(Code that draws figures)

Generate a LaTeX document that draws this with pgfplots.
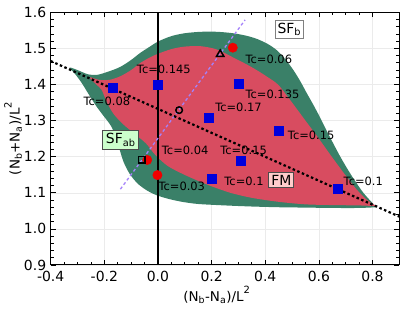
\documentclass[border=0pt]{standalone}
\usepackage{fontspec}
\setmainfont{DejaVu Sans}
\usepackage{pgfplots}
\pgfplotsset{compat=1.18}
\definecolor{sfgreen}{RGB}{58,128,104}
\definecolor{fmred}{RGB}{216,76,96}
\definecolor{lav}{RGB}{165,130,250}
\definecolor{mblue}{RGB}{0,0,220}
\definecolor{mred}{RGB}{240,0,0}
\definecolor{boxgreen}{RGB}{204,255,204}
\definecolor{boxpink}{RGB}{255,204,204}
\begin{document}
\begin{tikzpicture}
\begin{axis}[
  scale only axis, width=348.6bp, height=252.7bp,
  xmin=-0.4, xmax=0.9, ymin=0.9, ymax=1.6,
  xtick={-0.4,-0.2,0,0.2,0.4,0.6,0.8},
  ytick={0.9,1.0,1.1,1.2,1.3,1.4,1.5,1.6},
  minor x tick num=3, minor y tick num=4,
  tick align=inside, major tick length=5bp, minor tick length=3bp,
  every tick/.style={black, line width=0.7bp},
  grid=major, major grid style={black!8, line width=0.5bp},
  axis line style={line width=1bp},
  ticklabel style={font=\fontsize{14}{16}\selectfont},
  xticklabel style={yshift=-3bp},
  yticklabel style={xshift=-1bp},
  /pgf/number format/fixed, /pgf/number format/fixed zerofill,
  /pgf/number format/precision=1, /pgf/number format/assume math mode=true,
  xlabel={(N\textsubscript{b}-N\textsubscript{a})/L\raisebox{1.1ex}{\fontsize{10}{10}\selectfont 2}},
  ylabel={(N\textsubscript{b}+N\textsubscript{a})/L\raisebox{1.1ex}{\fontsize{10}{10}\selectfont 2}},
  xlabel style={at={(axis description cs:0.476,-0.118)}, anchor=center, inner sep=0pt, font=\fontsize{13.5}{15}\selectfont},
  ylabel style={at={(axis description cs:-0.108,0.5)}, anchor=center, inner sep=0pt, font=\fontsize{13.5}{15}\selectfont},
]
% green region (SF)
\addplot[draw=none, fill=sfgreen, smooth, tension=0.5] coordinates {
(0.815,1.06) (0.75,1.058) (0.65,1.058) (0.55,1.059) (0.45,1.060) (0.35,1.062) (0.25,1.065) (0.15,1.069) (0.09,1.075) (0.04,1.083) (-0.004,1.093) (-0.04,1.106) (-0.075,1.125) (-0.105,1.152) (-0.128,1.185) (-0.143,1.22) (-0.155,1.25) (-0.175,1.285) (-0.205,1.315) (-0.23,1.34) (-0.26,1.375) (-0.285,1.405) (-0.31,1.43) (-0.33,1.447) (-0.30,1.44) (-0.26,1.428) (-0.225,1.427) (-0.18,1.437) (-0.14,1.449) (-0.10,1.468) (-0.067,1.487) (-0.03,1.505) (0.0,1.519) (0.05,1.534) (0.10,1.542) (0.16,1.546) (0.22,1.546) (0.28,1.542) (0.33,1.535) (0.37,1.526) (0.41,1.512) (0.443,1.495) (0.475,1.47) (0.505,1.44) (0.53,1.41) (0.555,1.376) (0.58,1.343) (0.605,1.308) (0.636,1.262) (0.68,1.2) (0.72,1.15) (0.766,1.1) (0.815,1.06)
} -- cycle;
% red region (FM)
\addplot[draw=none, fill=fmred, smooth, tension=0.5] coordinates {
(0.815,1.063) (0.78,1.08) (0.74,1.11) (0.70,1.148) (0.65,1.198) (0.60,1.25) (0.55,1.30) (0.50,1.35) (0.45,1.398) (0.41,1.42) (0.37,1.439) (0.33,1.456) (0.28,1.475) (0.22,1.497) (0.16,1.506) (0.10,1.505) (0.05,1.498) (0.0,1.485) (-0.03,1.475) (-0.067,1.459) (-0.10,1.44) (-0.14,1.423) (-0.18,1.413) (-0.22,1.413) (-0.255,1.42) (-0.23,1.40) (-0.21,1.385) (-0.19,1.35) (-0.165,1.318) (-0.13,1.29) (-0.09,1.265) (-0.045,1.237) (-0.01,1.205) (0.035,1.175) (0.09,1.153) (0.15,1.133) (0.20,1.118) (0.27,1.10) (0.35,1.086) (0.45,1.075) (0.55,1.068) (0.65,1.066) (0.75,1.065) (0.815,1.063)
} -- cycle;
% vertical line
\addplot[black, line width=1.3bp] coordinates {(0,0.9) (0,1.6)};
% lavender dashed line
\addplot[lav, line width=1.3bp, dash pattern=on 3bp off 2.5bp] coordinates {(-0.14,1.11) (0.325,1.579)};
% black dotted line
\addplot[black, line width=2.2bp, dash pattern=on 2.5bp off 2.5bp] coordinates {(-0.4,1.465) (0.9,1.034)};
% blue squares
\addplot[only marks, mark=square*, mark size=4.5bp, mark options={fill=mblue, draw=mblue}] coordinates {
(-0.170,1.391) (0.0,1.400) (0.190,1.309) (0.300,1.401) (0.449,1.271) (0.310,1.189) (0.201,1.140) (0.671,1.110)};
% red circles
\addplot[only marks, mark=*, mark size=4.7bp, mark options={fill=mred, draw=mred}] coordinates {
(-0.002,1.149) (-0.040,1.191) (0.279,1.502)};
% black open markers
\addplot[only marks, mark=square, mark size=3.3bp, mark options={draw=black, line width=1.5bp}] coordinates {(-0.060,1.191)};
\addplot[only marks, mark=triangle, mark size=4.2bp, mark options={draw=black, line width=1.5bp}] coordinates {(0.232,1.484)};
\addplot[only marks, mark=o, mark size=3.3bp, mark options={draw=black, line width=1.5bp}] coordinates {(0.079,1.329)};
% Tc labels
\begin{scope}[every node/.style={anchor=west, inner sep=0pt, font=\fontsize{11.5}{13}\selectfont}]
\node at (axis cs:-0.278,1.352) {Tc=0.08};
\node at (axis cs:-0.079,1.442) {Tc=0.145};
\node at (axis cs:0.213,1.336) {Tc=0.17};
\node at (axis cs:0.326,1.374) {Tc=0.135};
\node at (axis cs:0.326,1.469) {Tc=0.06};
\node at (axis cs:0.484,1.260) {Tc=0.15};
\node at (axis cs:0.232,1.218) {Tc=0.15};
\node at (axis cs:0.014,1.218) {Tc=0.04};
\node at (axis cs:0.0015,1.119) {Tc=0.03};
\node at (axis cs:0.247,1.132) {Tc=0.1};
\node at (axis cs:0.692,1.132) {Tc=0.1};
\end{scope}
% boxes
\node[draw=gray, fill=white, line width=1bp, inner sep=2.5bp, font=\fontsize{14}{16}\selectfont] at (axis cs:0.490,1.552) {SF\textsubscript{b}};
\node[draw=black!70, fill=boxgreen, line width=1bp, inner sep=3bp, font=\fontsize{14}{16}\selectfont] at (axis cs:-0.139,1.247) {SF\textsubscript{ab}};
\node[draw=black!70, fill=boxpink, line width=1bp, inner sep=2.5bp, font=\fontsize{14}{16}\selectfont] at (axis cs:0.460,1.135) {FM};
\end{axis}
\pgfresetboundingbox
\path[use as bounding box] ([xshift=-50.7bp,yshift=-52bp]current axis.south west) rectangle ([xshift=15.7bp,yshift=12.3bp]current axis.north east);
\end{tikzpicture}
\end{document}
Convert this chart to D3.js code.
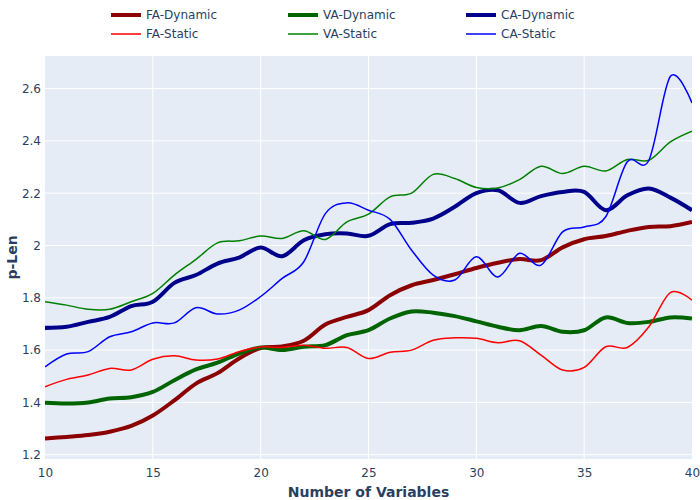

» GOAL: Without including any picture, repeat the data exactly.

» TASK RESULT:
Generate a LaTeX document that draws this with pgfplots.
\documentclass[border=0pt]{standalone}
\usepackage{fontspec}
\setmainfont{DejaVu Sans}
\usepackage{pgfplots}
\pgfplotsset{compat=1.18}
\definecolor{sfgreen}{RGB}{58,128,104}
\definecolor{fmred}{RGB}{216,76,96}
\definecolor{lav}{RGB}{165,130,250}
\definecolor{mblue}{RGB}{0,0,220}
\definecolor{mred}{RGB}{240,0,0}
\definecolor{boxgreen}{RGB}{204,255,204}
\definecolor{boxpink}{RGB}{255,204,204}
\begin{document}
\begin{tikzpicture}
\begin{axis}[
  scale only axis, width=348.6bp, height=252.7bp,
  xmin=-0.4, xmax=0.9, ymin=0.9, ymax=1.6,
  xtick={-0.4,-0.2,0,0.2,0.4,0.6,0.8},
  ytick={0.9,1.0,1.1,1.2,1.3,1.4,1.5,1.6},
  minor x tick num=3, minor y tick num=4,
  tick align=inside, major tick length=5bp, minor tick length=3bp,
  every tick/.style={black, line width=0.7bp},
  grid=major, major grid style={black!8, line width=0.5bp},
  axis line style={line width=1bp},
  ticklabel style={font=\fontsize{14}{16}\selectfont},
  xticklabel style={yshift=-3bp},
  yticklabel style={xshift=-1bp},
  /pgf/number format/fixed, /pgf/number format/fixed zerofill,
  /pgf/number format/precision=1, /pgf/number format/assume math mode=true,
  xlabel={(N\textsubscript{b}-N\textsubscript{a})/L\raisebox{1.1ex}{\fontsize{10}{10}\selectfont 2}},
  ylabel={(N\textsubscript{b}+N\textsubscript{a})/L\raisebox{1.1ex}{\fontsize{10}{10}\selectfont 2}},
  xlabel style={at={(axis description cs:0.476,-0.118)}, anchor=center, inner sep=0pt, font=\fontsize{13.5}{15}\selectfont},
  ylabel style={at={(axis description cs:-0.108,0.5)}, anchor=center, inner sep=0pt, font=\fontsize{13.5}{15}\selectfont},
]
% green region (SF)
\addplot[draw=none, fill=sfgreen, smooth, tension=0.5] coordinates {
(0.815,1.06) (0.75,1.058) (0.65,1.058) (0.55,1.059) (0.45,1.060) (0.35,1.062) (0.25,1.065) (0.15,1.069) (0.09,1.075) (0.04,1.083) (-0.004,1.093) (-0.04,1.106) (-0.075,1.125) (-0.105,1.152) (-0.128,1.185) (-0.143,1.22) (-0.155,1.25) (-0.175,1.285) (-0.205,1.315) (-0.23,1.34) (-0.26,1.375) (-0.285,1.405) (-0.31,1.43) (-0.33,1.447) (-0.30,1.44) (-0.26,1.428) (-0.225,1.427) (-0.18,1.437) (-0.14,1.449) (-0.10,1.468) (-0.067,1.487) (-0.03,1.505) (0.0,1.519) (0.05,1.534) (0.10,1.542) (0.16,1.546) (0.22,1.546) (0.28,1.542) (0.33,1.535) (0.37,1.526) (0.41,1.512) (0.443,1.495) (0.475,1.47) (0.505,1.44) (0.53,1.41) (0.555,1.376) (0.58,1.343) (0.605,1.308) (0.636,1.262) (0.68,1.2) (0.72,1.15) (0.766,1.1) (0.815,1.06)
} -- cycle;
% red region (FM)
\addplot[draw=none, fill=fmred, smooth, tension=0.5] coordinates {
(0.815,1.063) (0.78,1.08) (0.74,1.11) (0.70,1.148) (0.65,1.198) (0.60,1.25) (0.55,1.30) (0.50,1.35) (0.45,1.398) (0.41,1.42) (0.37,1.439) (0.33,1.456) (0.28,1.475) (0.22,1.497) (0.16,1.506) (0.10,1.505) (0.05,1.498) (0.0,1.485) (-0.03,1.475) (-0.067,1.459) (-0.10,1.44) (-0.14,1.423) (-0.18,1.413) (-0.22,1.413) (-0.255,1.42) (-0.23,1.40) (-0.21,1.385) (-0.19,1.35) (-0.165,1.318) (-0.13,1.29) (-0.09,1.265) (-0.045,1.237) (-0.01,1.205) (0.035,1.175) (0.09,1.153) (0.15,1.133) (0.20,1.118) (0.27,1.10) (0.35,1.086) (0.45,1.075) (0.55,1.068) (0.65,1.066) (0.75,1.065) (0.815,1.063)
} -- cycle;
% vertical line
\addplot[black, line width=1.3bp] coordinates {(0,0.9) (0,1.6)};
% lavender dashed line
\addplot[lav, line width=1.3bp, dash pattern=on 3bp off 2.5bp] coordinates {(-0.14,1.11) (0.325,1.579)};
% black dotted line
\addplot[black, line width=2.2bp, dash pattern=on 2.5bp off 2.5bp] coordinates {(-0.4,1.465) (0.9,1.034)};
% blue squares
\addplot[only marks, mark=square*, mark size=4.5bp, mark options={fill=mblue, draw=mblue}] coordinates {
(-0.170,1.391) (0.0,1.400) (0.190,1.309) (0.300,1.401) (0.449,1.271) (0.310,1.189) (0.201,1.140) (0.671,1.110)};
% red circles
\addplot[only marks, mark=*, mark size=4.7bp, mark options={fill=mred, draw=mred}] coordinates {
(-0.002,1.149) (-0.040,1.191) (0.279,1.502)};
% black open markers
\addplot[only marks, mark=square, mark size=3.3bp, mark options={draw=black, line width=1.5bp}] coordinates {(-0.060,1.191)};
\addplot[only marks, mark=triangle, mark size=4.2bp, mark options={draw=black, line width=1.5bp}] coordinates {(0.232,1.484)};
\addplot[only marks, mark=o, mark size=3.3bp, mark options={draw=black, line width=1.5bp}] coordinates {(0.079,1.329)};
% Tc labels
\begin{scope}[every node/.style={anchor=west, inner sep=0pt, font=\fontsize{11.5}{13}\selectfont}]
\node at (axis cs:-0.278,1.352) {Tc=0.08};
\node at (axis cs:-0.079,1.442) {Tc=0.145};
\node at (axis cs:0.213,1.336) {Tc=0.17};
\node at (axis cs:0.326,1.374) {Tc=0.135};
\node at (axis cs:0.326,1.469) {Tc=0.06};
\node at (axis cs:0.484,1.260) {Tc=0.15};
\node at (axis cs:0.232,1.218) {Tc=0.15};
\node at (axis cs:0.014,1.218) {Tc=0.04};
\node at (axis cs:0.0015,1.119) {Tc=0.03};
\node at (axis cs:0.247,1.132) {Tc=0.1};
\node at (axis cs:0.692,1.132) {Tc=0.1};
\end{scope}
% boxes
\node[draw=gray, fill=white, line width=1bp, inner sep=2.5bp, font=\fontsize{14}{16}\selectfont] at (axis cs:0.490,1.552) {SF\textsubscript{b}};
\node[draw=black!70, fill=boxgreen, line width=1bp, inner sep=3bp, font=\fontsize{14}{16}\selectfont] at (axis cs:-0.139,1.247) {SF\textsubscript{ab}};
\node[draw=black!70, fill=boxpink, line width=1bp, inner sep=2.5bp, font=\fontsize{14}{16}\selectfont] at (axis cs:0.460,1.135) {FM};
\end{axis}
\pgfresetboundingbox
\path[use as bounding box] ([xshift=-50.7bp,yshift=-52bp]current axis.south west) rectangle ([xshift=15.7bp,yshift=12.3bp]current axis.north east);
\end{tikzpicture}
\end{document}
Convert this chart to D3.js code.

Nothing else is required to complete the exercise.